■ **What you are asked to do**: Quote word for word the lines below, beginning with the first and ending with the one that has "const tevBand = [21.0, 73.7];". Drop the pictures.
Start Data lines
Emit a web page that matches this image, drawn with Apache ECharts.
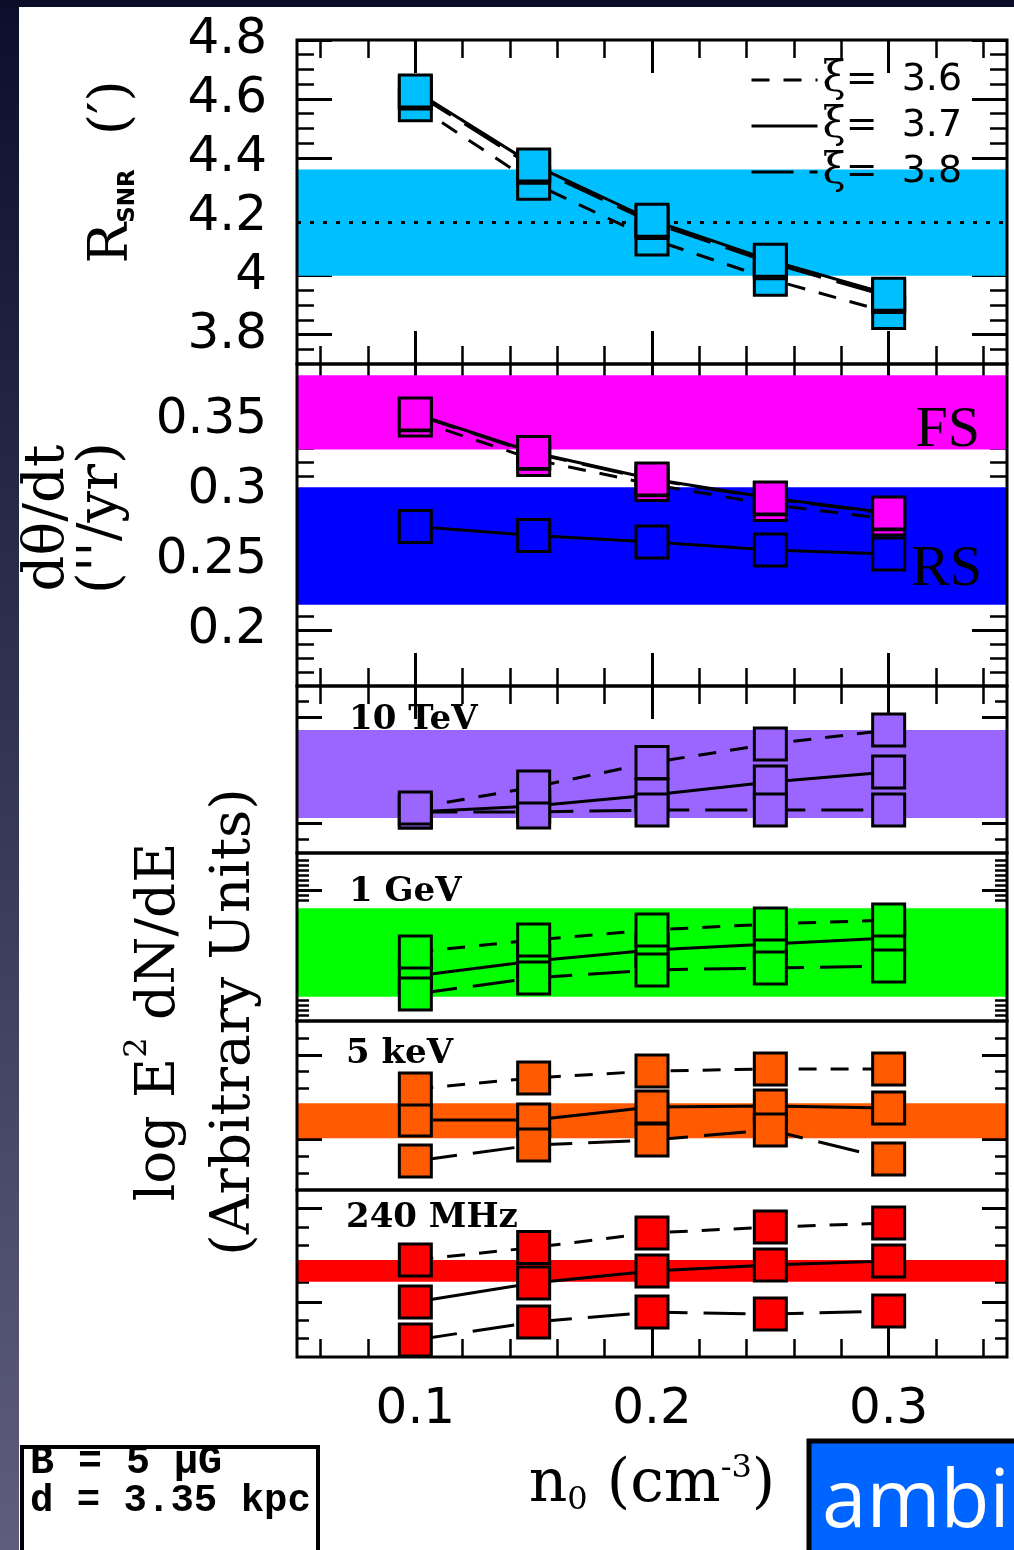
<!DOCTYPE html>
<html><head><meta charset="utf-8">
<script src="https://cdn.jsdelivr.net/npm/echarts@6/dist/echarts.min.js"></script>
<style>html,body{margin:0;padding:0;background:#fff;}#c{width:1014px;height:1550px;}</style>
</head><body><div id="c"></div>
<script>
// ================= DATA =================
const nH = [0.1, 0.15, 0.2, 0.25, 0.3];
const xiValues = ['3.6', '3.7', '3.8'];

// R_SNR (arcmin)
const rsnrXi36 = [4.58, 4.314, 4.124, 3.988, 3.875];
const rsnrXi37 = [4.627, 4.376, 4.188, 4.052, 3.937];
const rsnrXi38 = [4.62, 4.368, 4.18, 4.044, 3.929];
const rsnrBand = [4.0, 4.36];
const rsnrObs = 4.18;

// dtheta/dt (arcsec/yr)
const fsXi36 = [0.350, 0.3218, 0.304, 0.2896, 0.2793];
const fsXi37 = [0.3543, 0.3268, 0.3079, 0.2943, 0.2836];
const fsXi38 = [0.3538, 0.3262, 0.3074, 0.2938, 0.2831];
const rsAll = [0.2739, 0.2675, 0.2629, 0.2571, 0.2543];
const fsBand = [0.329, 0.382];
const rsBand = [0.218, 0.302];

// log E^2 dN/dE (arbitrary units, 0..100 in each panel)
const tevXi36 = [27.0, 39.5, 54.2, 65.3, 73.6];
const tevXi37 = [24.6, 28.1, 34.7, 42.5, 48.5];
const tevXi38 = [24.5, 24.6, 25.7, 25.7, 25.7];
const tevBand = [21.0, 73.7];

const gevXi36 = [41.1, 48.2, 54.2, 57.7, 60.1];
const gevXi37 = [26.8, 35.7, 42.3, 45.8, 49.4];
const gevXi38 = [16.1, 25.6, 30.4, 31.5, 32.7];
const gevBand = [14.5, 67.1];

const kevXi36 = [59.8, 66.3, 70.4, 71.6, 71.6];
const kevXi37 = [41.4, 41.4, 49.1, 49.7, 48.5];
const kevXi38 = [17.2, 26.6, 29.6, 35.5, 18.3];
const kevBand = [30.6, 51.3];

const mhzXi36 = [58.1, 65.6, 74.3, 77.8, 80.2];
const mhzXi37 = [32.9, 44.3, 51.5, 55.1, 57.5];
const mhzXi38 = [10.2, 21.0, 26.9, 25.7, 27.5];
const mhzBand = [45.1, 58.1];

// ticks
const xTickValues = [0.1, 0.2, 0.3];
const xTickLabels = ['0.1', '0.2', '0.3'];
const xMinorTicks = [0.06, 0.08, 0.12, 0.14, 0.16, 0.18, 0.22, 0.24, 0.26, 0.28, 0.32, 0.34];
const rsnrTickValues = [3.8, 4.0, 4.2, 4.4, 4.6, 4.8];
const rsnrTickLabels = ['3.8', '4', '4.2', '4.4', '4.6', '4.8'];
const rsnrMinorTicks = [3.75, 3.85, 3.9, 3.95, 4.05, 4.1, 4.15, 4.25, 4.3, 4.35, 4.45, 4.5, 4.55, 4.65, 4.7, 4.75];
const rateTickValues = [0.2, 0.25, 0.3, 0.35];
const rateTickLabels = ['0.2', '0.25', '0.3', '0.35'];
const rateMinorTicks = [0.17, 0.18, 0.19, 0.21, 0.22, 0.23, 0.24, 0.26, 0.27, 0.28, 0.29, 0.31, 0.32, 0.33, 0.34, 0.36, 0.37, 0.38];
const tevMajorTicks = [18, 81.4];
const tevMinorTicks = [8.4, 27, 36, 45, 54, 63, 72, 90.6];
const gevMajorTicks = [78];
const gevMinorTicks = [3.6, 6.5, 9.5, 12.5, 72, 75, 81, 83.9, 86.9, 89.9, 92.9, 95.8];
const kevMajorTicks = [30, 80];
const kevMinorTicks = [10, 20, 40, 50, 60, 70, 90];
const mhzMajorTicks = [32.9, 89.2];
const mhzMinorTicks = [11.4, 22.2, 44.9, 55.9, 67, 77.8];

// ================= LAYOUT / STYLE =================
const XMIN = 0.05, XMAX = 0.35;
const PLOT_LEFT = 297, PLOT_WIDTH = 710;
const C = {cyan:'#00bfff', magenta:'#ff00ff', blue:'#0000ff', purple:'#9a66ff', green:'#00ff00', orange:'#ff5a00', red:'#ff0000'};
const LINE_STYLE = {'3.6': [18, 14], '3.7': 'solid', '3.8': [42, 16]};

const panels = [
  {top:40, height:324, min:3.7, max:4.8, xTop:true, xBottom:true, major:rsnrTickValues, minor:rsnrMinorTicks, labels:rsnrTickLabels, majorLen:35, minorLen:17},
  {top:364, height:322, min:0.16, max:0.39, xTop:true, xBottom:true, major:rateTickValues, minor:rateMinorTicks, labels:rateTickLabels, majorLen:35, minorLen:17},
  {top:686, height:167, min:0, max:100, xTop:true, xBottom:false, major:tevMajorTicks, minor:tevMinorTicks, majorLen:25, minorLen:12},
  {top:853, height:168, min:0, max:100, xTop:false, xBottom:false, major:gevMajorTicks, minor:gevMinorTicks, majorLen:25, minorLen:12},
  {top:1021, height:169, min:0, max:100, xTop:false, xBottom:false, major:kevMajorTicks, minor:kevMinorTicks, majorLen:25, minorLen:12},
  {top:1190, height:167, min:0, max:100, xTop:false, xBottom:true, xLabels:true, major:mhzMajorTicks, minor:mhzMinorTicks, majorLen:25, minorLen:12}
];

const grids = [], xAxes = [], yAxes = [], series = [], mainX = [], mainY = [];

function addX(gi, pos, vals, len, w, extra) {
  xAxes.push(Object.assign({
    type:'value', gridIndex:gi, position:pos, min:XMIN, max:XMAX,
    axisLine:{show:false, onZero:false}, splitLine:{show:false},
    axisTick: vals ? {show:true, inside:true, length:len, customValues:vals, lineStyle:{color:'#000', width:w}} : {show:false},
    axisLabel:{show:false}
  }, extra || {}));
  return xAxes.length - 1;
}
function addY(gi, pos, p, vals, len, w, extra) {
  yAxes.push(Object.assign({
    type:'value', gridIndex:gi, position:pos, min:p.min, max:p.max,
    axisLine:{show:false, onZero:false}, splitLine:{show:false},
    axisTick:{show:true, inside:true, length:len, customValues:vals, lineStyle:{color:'#000', width:w}},
    axisLabel:{show:false}
  }, extra || {}));
  return yAxes.length - 1;
}
function pickLabel(values, labels) {
  return v => { const i = values.findIndex(t => Math.abs(t - v) < 1e-9); return i >= 0 ? labels[i] : ''; };
}

panels.forEach((p, gi) => {
  grids.push({left:PLOT_LEFT, top:p.top, width:PLOT_WIDTH, height:p.height, show:true,
    borderColor:'#000', borderWidth:3, backgroundColor:'transparent', z:20});
  let xExtra = {};
  if (p.xLabels) {
    xExtra = {
      axisLabel:{show:true, customValues:xTickValues, formatter:pickLabel(xTickValues, xTickLabels),
        fontFamily:'DejaVu Sans', fontSize:50, color:'#000', margin:28},
      name:'{n|n}{sub|0}{n| (cm}{sup|-3}{n|)}', nameLocation:'middle', nameGap:96,
      nameTextStyle:{color:'#000', fontFamily:'DejaVu Serif', fontSize:60, rich:{
        n:{fontFamily:'DejaVu Serif', fontSize:60, lineHeight:64, color:'#000'},
        sub:{fontFamily:'DejaVu Serif', fontSize:32, lineHeight:30, verticalAlign:'bottom', color:'#000'},
        sup:{fontFamily:'DejaVu Serif', fontSize:32, lineHeight:30, verticalAlign:'top', color:'#000'}}}
    };
  }
  mainX[gi] = addX(gi, 'bottom', p.xBottom ? xTickValues : null, 33, 3, xExtra);
  if (p.xBottom) addX(gi, 'bottom', xMinorTicks, 18, 2.5);
  if (p.xTop) { addX(gi, 'top', xTickValues, 33, 3); addX(gi, 'top', xMinorTicks, 18, 2.5); }
  const yExtra = p.labels ? {axisLabel:{show:true, customValues:p.major, formatter:pickLabel(p.major, p.labels),
    fontFamily:'DejaVu Sans', fontSize:50, color:'#000', margin:30}} : {};
  mainY[gi] = addY(gi, 'left', p, p.major, p.majorLen, 3, yExtra);
  addY(gi, 'left', p, p.minor, p.minorLen, 2.5);
  addY(gi, 'right', p, p.major, p.majorLen, 3);
  addY(gi, 'right', p, p.minor, p.minorLen, 2.5);
});

function pts(vals) { return nH.map((x, i) => [x, vals[i]]); }

function addBand(gi, ranges, colors, obs) {
  const s = {type:'line', name:'band' + gi, xAxisIndex:mainX[gi], yAxisIndex:mainY[gi], data:[], z:1, silent:true,
    markArea:{silent:true, z:1, data:ranges.map((r, i) => [{yAxis:r[0], itemStyle:{color:colors[i], opacity:1}}, {yAxis:r[1]}])}};
  if (obs != null) {
    s.markLine = {silent:true, z:4, symbol:'none', label:{show:false},
      lineStyle:{color:'#000', width:3, type:[4, 9]}, data:[{yAxis:obs}]};
  }
  series.push(s);
}
function addLine(gi, name, vals, type) {
  series.push({type:'line', name:name, xAxisIndex:mainX[gi], yAxisIndex:mainY[gi], data:pts(vals),
    symbol:'none', showSymbol:false, silent:true, z:5,
    lineStyle:{color:'#000', width:3, type:type}, itemStyle:{color:'#000'}});
}
function addSquares(gi, vals, fill, z) {
  series.push({type:'scatter', name:'sq' + gi + '_' + z, xAxisIndex:mainX[gi], yAxisIndex:mainY[gi], data:pts(vals),
    symbol:'rect', symbolSize:32, silent:true, z:z,
    itemStyle:{color:fill, borderColor:'#000', borderWidth:3, opacity:1}, emphasis:{disabled:true}});
}
// trio: vals in order [3.6, 3.7, 3.8]; zOrder: z for each
function addTrio(gi, trio, fill, zOrder) {
  trio.forEach((vals, k) => addLine(gi, 'ξ = ' + xiValues[k], vals, LINE_STYLE[xiValues[k]]));
  trio.forEach((vals, k) => addSquares(gi, vals, fill, zOrder[k]));
}

addBand(0, [rsnrBand], [C.cyan], rsnrObs);
addTrio(0, [rsnrXi36, rsnrXi37, rsnrXi38], C.cyan, [10, 12, 11]);

addBand(1, [fsBand, rsBand], [C.magenta, C.blue]);
addLine(1, 'RS', rsAll, 'solid');
addSquares(1, rsAll, C.blue, 9);
addTrio(1, [fsXi36, fsXi37, fsXi38], C.magenta, [10, 12, 11]);

const lowOrder = [12, 10, 11];
addBand(2, [tevBand], [C.purple]);
addTrio(2, [tevXi36, tevXi37, tevXi38], C.purple, lowOrder);
addBand(3, [gevBand], [C.green]);
addTrio(3, [gevXi36, gevXi37, gevXi38], C.green, lowOrder);
addBand(4, [kevBand], [C.orange]);
addTrio(4, [kevXi36, kevXi37, kevXi38], C.orange, lowOrder);
addBand(5, [mhzBand], [C.red]);
addTrio(5, [mhzXi36, mhzXi37, mhzXi38], C.red, lowOrder);

function txt(x, y, text, st, rot) {
  const style = Object.assign({text:text, fill:'#000', align:'left', verticalAlign:'middle'}, st);
  style.textAlign = style.align; style.textVerticalAlign = style.verticalAlign;
  const el = {type:'text', x:x, y:y, z:30, silent:true, style:style};
  if (rot) el.rotation = rot;
  return el;
}
const serifBold = {fontFamily:'DejaVu Serif', fontWeight:'bold', fontSize:34};
const graphicEls = [
  {type:'rect', z:30, silent:true, shape:{x:0, y:0, width:19, height:1550},
    style:{fill:new echarts.graphic.LinearGradient(0, 0, 0, 1, [{offset:0, color:'#0b0f2c'}, {offset:1, color:'#5e5d7e'}])}},
  {type:'rect', z:30, silent:true, shape:{x:0, y:0, width:1014, height:7}, style:{fill:'#0a0d26'}},
  txt(980, 431, 'FS', {fontFamily:'Liberation Serif', fontSize:58, align:'right'}),
  txt(982, 570, 'RS', {fontFamily:'Liberation Serif', fontSize:58, align:'right'}),
  txt(349, 720, '10 TeV', serifBold),
  txt(349, 892, '1 GeV', serifBold),
  txt(346, 1054, '5 keV', serifBold),
  txt(346, 1218, '240 MHz', serifBold),
  txt(113, 172, '{r|R}{s|SNR}{r|  (\u2032)}', {align:'center', rich:{
      r:{fontFamily:'DejaVu Serif', fontSize:54, lineHeight:54},
      s:{fontFamily:'DejaVu Sans', fontWeight:'bold', fontSize:23, lineHeight:23, verticalAlign:'bottom'}}}, Math.PI / 2),
  txt(75, 518, '{a|d\u03b8/dt}\n{a|(\'\'/yr)}', {align:'center', rich:{
      a:{fontFamily:'DejaVu Serif', fontSize:56, lineHeight:54}}}, Math.PI / 2),
  txt(197, 1022, '{a|log E}{sup|2}{a| dN/dE}\n{a|(Arbitrary Units)}', {align:'center', rich:{
      a:{fontFamily:'DejaVu Serif', fontSize:55, lineHeight:75},
      sup:{fontFamily:'DejaVu Serif', fontSize:32, lineHeight:34, verticalAlign:'top'}}}, Math.PI / 2),
  {type:'rect', z:30, silent:true, shape:{x:22, y:1447, width:296, height:115}, style:{fill:'#fff', stroke:'#000', lineWidth:4}},
  txt(30, 1463, 'B = 5 \u03bcG', {fontFamily:'Liberation Mono', fontWeight:'bold', fontSize:40}),
  txt(30, 1501, 'd = 3.35 kpc', {fontFamily:'Liberation Mono', fontWeight:'bold', fontSize:39}),
  {type:'rect', z:30, silent:true, shape:{x:809, y:1441, width:220, height:120}, style:{fill:'#0064ff', stroke:'#000', lineWidth:5}},
  txt(822, 1504, 'ambient', {fontFamily:'Open Sans', fontSize:80, fill:'#fff'})
];

const option = {
  animation:false,
  backgroundColor:'#fff',
  grid:grids, xAxis:xAxes, yAxis:yAxes, series:series,
  legend:{
    orient:'vertical', left:745, top:54, itemWidth:66, itemHeight:14, itemGap:4, selectedMode:false, z:25,
    data:xiValues.map(v => 'ξ = ' + v),
    itemStyle:{opacity:0}, lineStyle:{width:3},
    formatter:name => '{x|ξ}{t|=  ' + name.split('= ')[1] + '}',
    textStyle:{color:'#000', fontFamily:'DejaVu Sans', fontSize:38, lineHeight:25, rich:{
      x:{fontFamily:'DejaVu Serif', fontSize:42, lineHeight:25, color:'#000'},
      t:{fontFamily:'DejaVu Sans', fontSize:38, lineHeight:25, color:'#000'}}}
  },
  graphic:{elements:graphicEls}
};
const chart = echarts.init(document.getElementById('c'), null, {renderer:'canvas'});
chart.setOption(option);
</script></body></html>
End Data lines
■ **Response**:
Emit a web page that matches this image, drawn with Apache ECharts.
<!DOCTYPE html>
<html><head><meta charset="utf-8">
<script src="https://cdn.jsdelivr.net/npm/echarts@6/dist/echarts.min.js"></script>
<style>html,body{margin:0;padding:0;background:#fff;}#c{width:1014px;height:1550px;}</style>
</head><body><div id="c"></div>
<script>
// ================= DATA =================
const nH = [0.1, 0.15, 0.2, 0.25, 0.3];
const xiValues = ['3.6', '3.7', '3.8'];

// R_SNR (arcmin)
const rsnrXi36 = [4.58, 4.314, 4.124, 3.988, 3.875];
const rsnrXi37 = [4.627, 4.376, 4.188, 4.052, 3.937];
const rsnrXi38 = [4.62, 4.368, 4.18, 4.044, 3.929];
const rsnrBand = [4.0, 4.36];
const rsnrObs = 4.18;

// dtheta/dt (arcsec/yr)
const fsXi36 = [0.350, 0.3218, 0.304, 0.2896, 0.2793];
const fsXi37 = [0.3543, 0.3268, 0.3079, 0.2943, 0.2836];
const fsXi38 = [0.3538, 0.3262, 0.3074, 0.2938, 0.2831];
const rsAll = [0.2739, 0.2675, 0.2629, 0.2571, 0.2543];
const fsBand = [0.329, 0.382];
const rsBand = [0.218, 0.302];

// log E^2 dN/dE (arbitrary units, 0..100 in each panel)
const tevXi36 = [27.0, 39.5, 54.2, 65.3, 73.6];
const tevXi37 = [24.6, 28.1, 34.7, 42.5, 48.5];
const tevXi38 = [24.5, 24.6, 25.7, 25.7, 25.7];
const tevBand = [21.0, 73.7];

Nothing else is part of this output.